The long grass in the wildlife area was scythed. Two patches were left, one at the southern end where a number of wildflowers were flourishing, and another in the middle where a large patch of hedge bedstraw has become established. Several anthills were found. The bank was scythed too. Grass removed and stashed as above.
The pollinator bed was weeded (mostly dandelion, couch grass and creeping buttercup) and the grass around the edges scythed and sheared.
The pond area was tided up.

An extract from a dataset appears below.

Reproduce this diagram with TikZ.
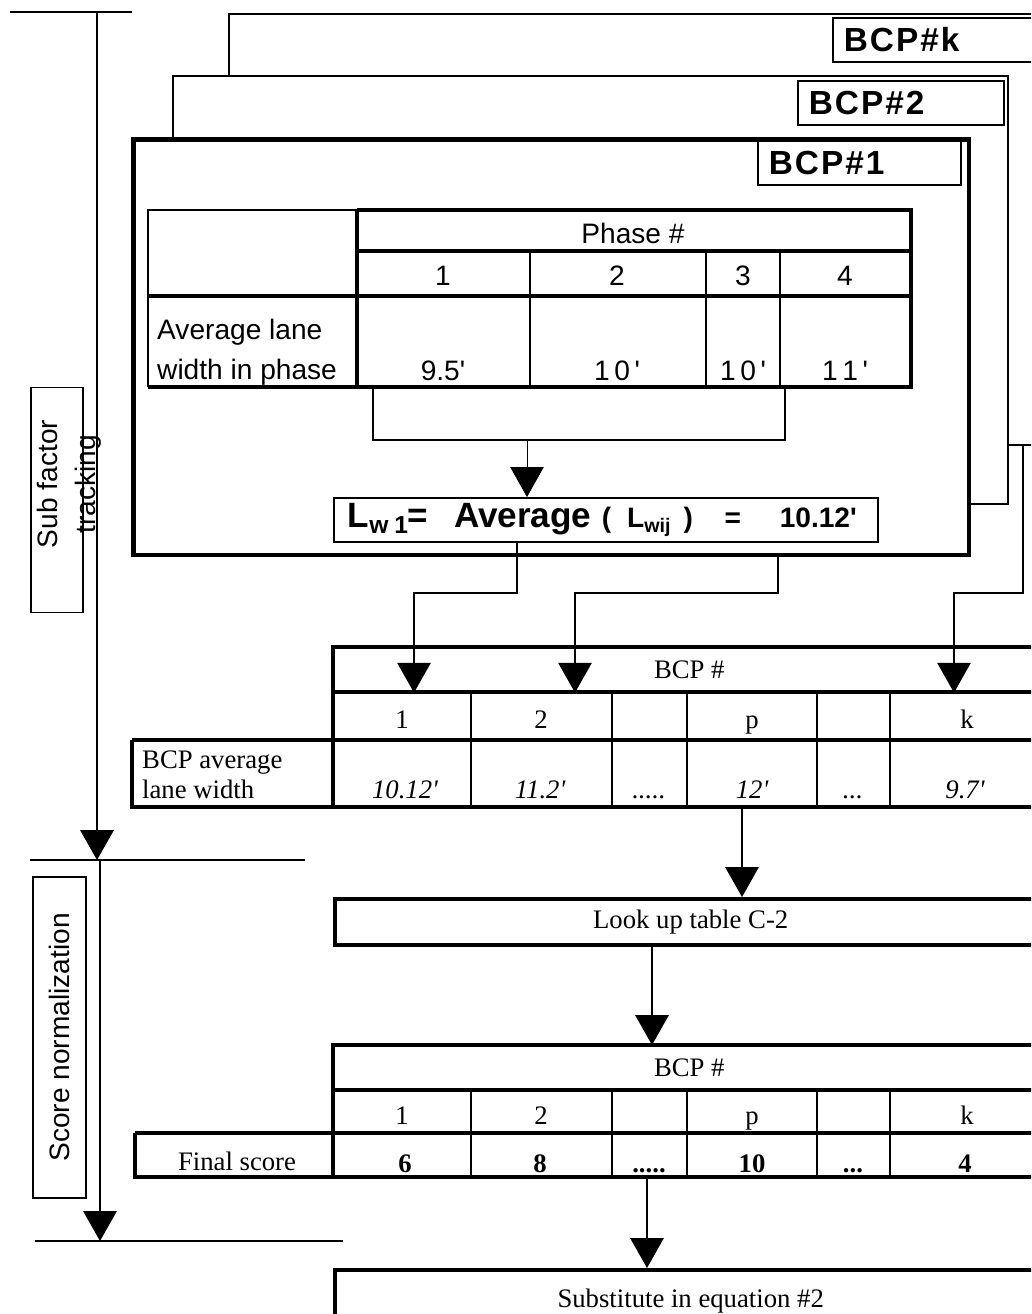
\documentclass[tikz,border=0pt]{standalone}
\usepackage{fontspec}
\setmainfont{Liberation Serif}
\setsansfont{Liberation Sans}
\newfontfamily\tagfont[LetterSpace=6]{Liberation Sans}
\newcommand\fivedots{.....}
\newcommand\threedots{...}
\newcommand\ft{\textquotesingle}
\usetikzlibrary{arrows.meta,calc}

\begin{document}
\begin{tikzpicture}[
    x=0.02cm, y=-0.02cm,
    thin rule/.style={line width=0.9pt},
    thick rule/.style={line width=2.4pt},
    link/.style={line width=0.9pt},
    arr/.style={link, -{Triangle[length=17pt,width=19pt]}},
    sanstxt/.style={font=\sffamily\fontsize{16}{22.5}\selectfont},
    sertxt/.style={font=\rmfamily\fontsize{15.2}{17}\selectfont},
    seritl/.style={font=\rmfamily\itshape\fontsize{15.2}{17}\selectfont},
    serbold/.style={font=\rmfamily\bfseries\fontsize{15.2}{17}\selectfont},
    tagbox/.style={draw, line width=1pt, fill=white, anchor=north west,
                   inner xsep=0.22cm, minimum height=0.88cm, align=left,
                   font=\tagfont\bfseries\fontsize{19}{19}\selectfont},
    stack/.style={draw, fill=white, anchor=north west, inner sep=0pt},
    bar/.style={draw, line width=2pt, anchor=north west, inner sep=0pt,
                minimum width=14.24cm},
    headcell/.style={anchor=north west, inner sep=0pt, minimum width=14.24cm,
                     minimum height=0.9cm, sertxt},
    sidebox/.style={draw, line width=0.9pt, rotate=90, inner sep=0pt, sanstxt}
  ]
  \path[use as bounding box, clip] (0,0) rectangle (1031,1314);

  % stage rules on the left
  \coordinate (topL) at (10,12);   \coordinate (topR) at (132,12);
  \coordinate (midL) at (30,860);  \coordinate (midR) at (305,860);
  \coordinate (lowL) at (35,1241); \coordinate (lowR) at (343,1241);
  \draw[link, line width=1.4pt] (topL) -- (topR);
  \draw[link] (midL) -- (midR);
  \draw[link] (lowL) -- (lowR);

  \node[draw, line width=0.9pt, rotate=90, inner sep=0pt, minimum width=4.5cm,
        minimum height=1.04cm] (sfbox) at (57,500) {};
  \node[rotate=90, align=center, font=\sffamily\fontsize{16}{21.6}\selectfont]
        (sftxt) at (69,484) {Sub factor\\tracking};
  \coordinate (trk) at (97,12);
  \draw[arr, line width=1.2pt] (trk) -- (trk |- midL);

  \node[sidebox, minimum width=6.42cm, minimum height=1.06cm] (snbox)
        at (59.5,1037.5) {Score normalization};
  \coordinate (nrm) at (100,860);
  \draw[arr] (nrm) -- (nrm |- lowL);

  % stacked BCP sheets
  \node[stack, line width=1.2pt, minimum width=16.34cm, minimum height=8.62cm] (bcpk) at (228,13) {};
  \node[tagbox, text width=3.82cm] (tagk) at (832,17) {BCP\#k};
  \node[stack, line width=1pt, minimum width=16.7cm, minimum height=8.56cm] (bcp2) at (172,75) {};
  \node[tagbox, text width=3.68cm] (tag2) at (797,80) {BCP\#2};
  \node[stack, line width=2.6pt, minimum width=16.72cm, minimum height=8.32cm] (bcp1) at (131,137) {};
  \node[tagbox, text width=3.62cm] (tag1) at (757,140) {BCP\#1};

  % phase table
  \draw[thin rule] (357,210) -- (148,210) -- (148,387);
  \draw[thick rule] (357,210) -- (911,210) -- (911,387) -- (148,387);
  \draw[thick rule] (357,210) -- (357,387);
  \draw[thick rule] (357,251) -- (911,251);
  \draw[thick rule] (148,296) -- (911,296);
  \foreach \cx in {530,706,780} \draw[thin rule] (\cx,251) -- (\cx,387);

  \node[sanstxt] (phase) at (633,233) {Phase \#};
  \node[sanstxt, anchor=west, align=left] (avglab) at (151,352) {Average lane\\width in phase};
  \foreach \cx/\ph/\val [count=\i] in {443/1/9.5\ft, 617/2/1\,0\,\ft, 743/3/1\,0\,\ft, 845/4/1\,1\,\ft} {
    \node[sanstxt] (ph\i) at (\cx,276) {\ph};
    \node[sanstxt, anchor=base] (pw\i) at (\cx,380) {\val};
  }

  \coordinate (brL) at (373,387); \coordinate (brR) at (785,387);
  \coordinate (brM) at (527,440);
  \draw[thin rule] (brL) -- (brL |- brM) -- (brR |- brM) -- (brR);

  \node[draw, line width=1pt, anchor=north west, text width=10.32cm, inner xsep=0.28cm,
        minimum height=0.88cm, inner ysep=0pt, align=left, font=\sffamily\bfseries] (lw1) at (333,497)
    {{\fontsize{20}{20}\selectfont L\textsubscript{w 1}\hspace{-1pt}=\hspace{15pt}Average}\hspace{6pt}%
     {\fontsize{16}{16}\selectfont(\hspace{9pt}L\textsubscript{wij}\hspace{7pt})\hspace{18pt}=\hspace{22pt}10.12\ft}};
  \draw[arr, line width=0.4pt] (brM) -- (brM |- lw1.north);

  % lane width per BCP
  \node[headcell] (hd1) at (333,647) {BCP \#};
  \coordinate (x1) at (517,0); \coordinate (x2) at (778,0); \coordinate (x3) at (1023,0);
  \coordinate (j1) at (414,593); \coordinate (j2) at (575,593); \coordinate (j3) at (954,593);
  \draw[arr] (lw1.south -| x1) |- (j1) -- (j1 |- hd1.south);
  \draw[arr] (bcp1.south -| x2) |- (j2) -- (j2 |- hd1.south);
  \draw[arr] (bcpk.south -| x3) |- (j3) -- (j3 |- hd1.south);

  \draw[thick rule] (333,807) -- (333,647) -- (1045,647);
  \draw[thick rule] (333,692) -- (1045,692);
  \draw[thick rule] (132,740) -- (1045,740);
  \draw[thick rule] (132,740) -- (132,807) -- (1045,807);
  \foreach \cx in {471,612,687,817,890} \draw[thin rule] (\cx,692) -- (\cx,807);

  \node[sertxt, anchor=west, align=left] (bcplab) at (136,775) {BCP average\\lane width};
  \foreach \cx/\lab [count=\i] in {402/1, 541/2, 752/p, 967/k}
    \node[sertxt, anchor=base] (n\i) at (\cx,728) {\lab};
  \foreach \cx/\val [count=\i] in {405/10.12\ft, 540/11.2\ft, 649/\fivedots, 752/12\ft, 853/\threedots, 965/9.7\ft}
    \node[seritl, anchor=base] (v\i) at (\cx,798) {\val};

  % normalisation
  \coordinate (t1out) at (742,807);
  \node[bar, minimum height=0.92cm, sertxt] (look) at (333,897) {Look up table C-2};
  \draw[arr] (t1out) -- (t1out |- look.north);

  \node[headcell] (hd2) at (333,1045) {BCP \#};
  \coordinate (x4) at (652,0);
  \draw[arr] (look.south -| x4) -- (hd2.north -| x4);

  \draw[thick rule] (333,1177) -- (333,1045) -- (1045,1045);
  \draw[thick rule] (333,1090) -- (1045,1090);
  \draw[thick rule] (135,1133) -- (1045,1133);
  \draw[thick rule] (135,1133) -- (135,1177) -- (1045,1177);
  \foreach \cx in {471,612,687,817,890} \draw[thin rule] (\cx,1090) -- (\cx,1177);

  \node[sertxt, anchor=base] (finlab) at (237,1170) {Final score};
  \foreach \cx/\lab [count=\i] in {402/1, 541/2, 752/p, 967/k}
    \node[sertxt, anchor=base] (m\i) at (\cx,1124) {\lab};
  \foreach \cx/\val [count=\i] in {405/6, 540/8, 649/\fivedots, 752/10, 853/\threedots, 965/4}
    \node[serbold, anchor=base] (s\i) at (\cx,1172) {\val};

  \coordinate (t2out) at (647,1177);
  \node[bar, minimum height=1.24cm, sertxt] (subst) at (333,1268) {Substitute in equation \#2};
  \draw[arr] (t2out) -- (t2out |- subst.north);
\end{tikzpicture}
\end{document}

The grass at the front was trimmed back to create a more clearly defined edge, and the brambles at the back were trimmed.
The bog garden was weeded and grass at the front edge cut.
For composting, bay 2 was turned into bay 3.
Some stray branches in the hedge between the orchard and allotments were trimmed back (mainly wild rose) as was the hedge at the southern boundary.
The remainder of the apple cordons were pruned.
The espalier pears were pruned, and a pear leaf gall was found (which is also hosted by juniper!).
One tray of apple fallers was collected.
There were many bees and wasps flying around the willows, and were thought to be attracted to the sugary sap released by willow aphids.